Boston mayor’s redistricting map seeks to unite Dorchester neighborhoods
Mayor Michelle Wu on Friday evening released her effort to redraw the lines of the City Council’s nine district seats, coming days after a federal judge nixed a previously enacted map and upended Boston’s political sector. The map unites Dorchester’s Ward 16 entirely within District 3, currently represented by Frank Baker, who is not running for reelection.
Wu urged councilors to take up the map, or an amended version, at the next City Council meeting, scheduled for Wednesday, May 17. Taking action by that date will allow for “sufficient review and potential rejection or amendments before the May 30 deadline,” she wrote in a letter to the Council.
May 30 is a crucial date, because the Wu administration considers it the latest possible date that allows the city’s elections department to conduct a signature petition process, certify signatures, and print and mail ballots in time to conduct the planned Sept. 12 preliminary.
Wu has also filed a home rule petition — which requires sign-off from the Council and the state Legislature — that extends timelines for filing nomination papers and offers clarity on counting voter signatures that have already been submitted.
Her map will be filed with the city clerk on Monday morning, a Wu spokesman said. “This proposed map unifies neighborhoods within council districts and is one that I am prepared to sign,” Wu wrote.
The map does attempt to unite neighborhoods across the city, give or take a few precincts. Fields Corner, Neponset, and Uphams Corner would all be in District 3, and the map keeps South Boston entirely in District 2 (represented by Ed Flynn) while sending South End into District 8 (vacant seat previously by Kenzie Bok). Meanwhile, District 8 would lose Mission Hill to District 6 (represented by Kendra Lara). Roslindale is also mostly united within District 5 (Ricardo Arroyo).
The Wu map moves more of Mattapan into District 4 (represented by Brian Worrell), but the Haitian residential community would be in Hyde Park-based District 5, in an effort to connect it with a growing Haitian population there.
The Council’s Committee on Civil Rights, chaired by Councilor At-Large Ruthzee Louijeune, is set to meet on Monday and Tuesday, both days at 2 p.m. inside the Christopher A. Iannella Chamber, to hash out a map.
The placement of Ward 16 completely within District 3 may hearten Dorchester’s Adams Village and Neponset neighborhoods, home to white conservative super-voters who were split apart by the map that passed the Council in a 9-4 vote last fall.

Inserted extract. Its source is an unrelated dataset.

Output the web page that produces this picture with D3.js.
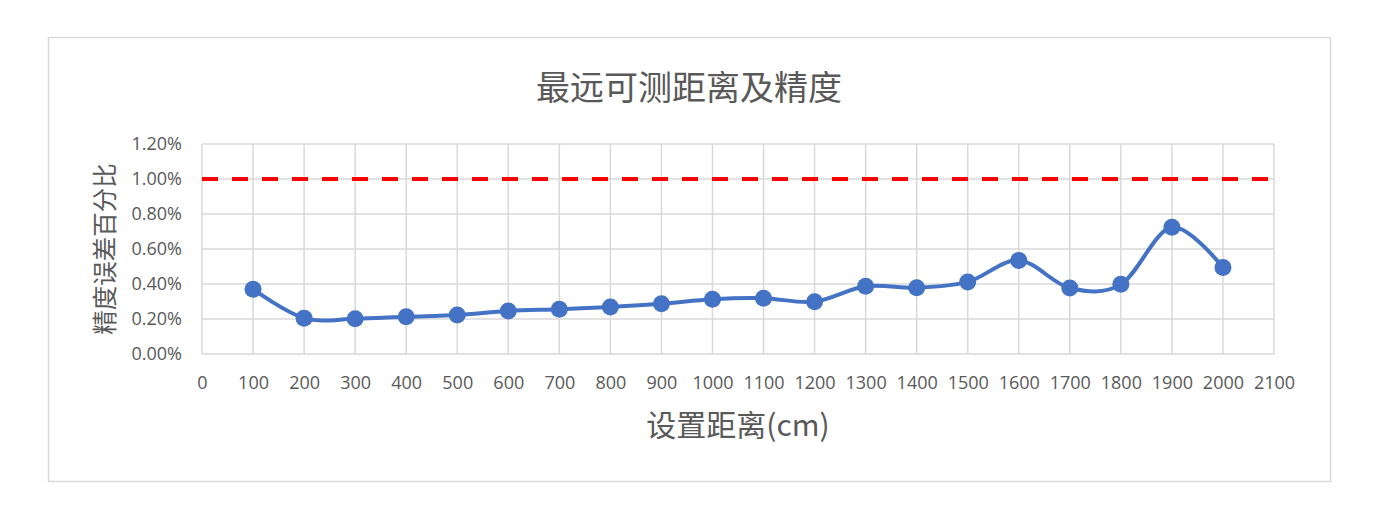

Last fall’s map quickly drew a legal challenge, which landed in federal court. Backed by local civic groups and funded by the four councilors who opposed the map (Baker and Flynn, who is also the Council president, and Councilors At-Large Michael Flaherty and Erin Murphy), the lawsuit argued in part that race wrongly predominated redistricting discussions as the map sliced up Adams Village and Neponset.
US Judge Patti Saris on Monday ruled that the lawsuit had a likelihood of success on that argument, blocked the enacted map from going into effect for this year’s municipal elections, and ordered councilors make another attempt at drawing district lines.
The redistricting process occurs every 10 years, after the US Census. The problem at the center of this redistricting effort has been a population boom in District 2, meaning it had to lose population, while District 3 lost population, meaning it needed to gain residents.
Along with uniting Ward 16 overall within District 3, Wu’s map’s placement of Ward 16-Precinct 1 in the district brings together the Vietnamese community in the Fields Corner neighborhood, something that most proposals last fall also attempted. If enacted and upheld, that also allows Joel Richards, a District 3 candidate, to keep running, since under the previous map passed in 2012, he was in District 4 and had waged a campaign for that seat in 2021.
All of Ward 13 would also be in District 3, stretching west to east, from one precinct with Blue Hill Avenue as a western boundary, to the UMass Boston campus on the east side.
The Wu map also has District 2 come down to Moakley Park and Columbia Road in the Columbia-Savin Hill neighborhood. That would also keep South Boston public housing developments whole, something that the people behind the redistricting lawsuit were looking for.
Hours before the release of Wu’s map, the Lawyers for Civil Rights, representing a coalition of voter advocacy groups, including some that defended last fall's map, urged City Hall leaders to focus on “limited” changes between Districts 3 and 4 and to keep everything in the public eye. They also urged swift action to “avoid voter and candidate confusion in the upcoming election.”
The coalition includes NAACP Boston Branch, MassVOTE, the Chinese Progressive Association, and the Massachusetts Immigrant and Refugee Advocacy (MIRA) Coalition, among others.
“Although City officials enacted that map following an extensive public process, local political insiders disgruntled with the result bankrolled litigation to invalidate it,” the coalition said in a statement, in a reference to the four councilors who helped fund the federal lawsuit.
“The Boston City Council must provide all Boston residents with an opportunity to have their voices heard in redistricting,” the statement added. “Failure to do so will erode democracy and create additional barriers to equitable representation in Boston.”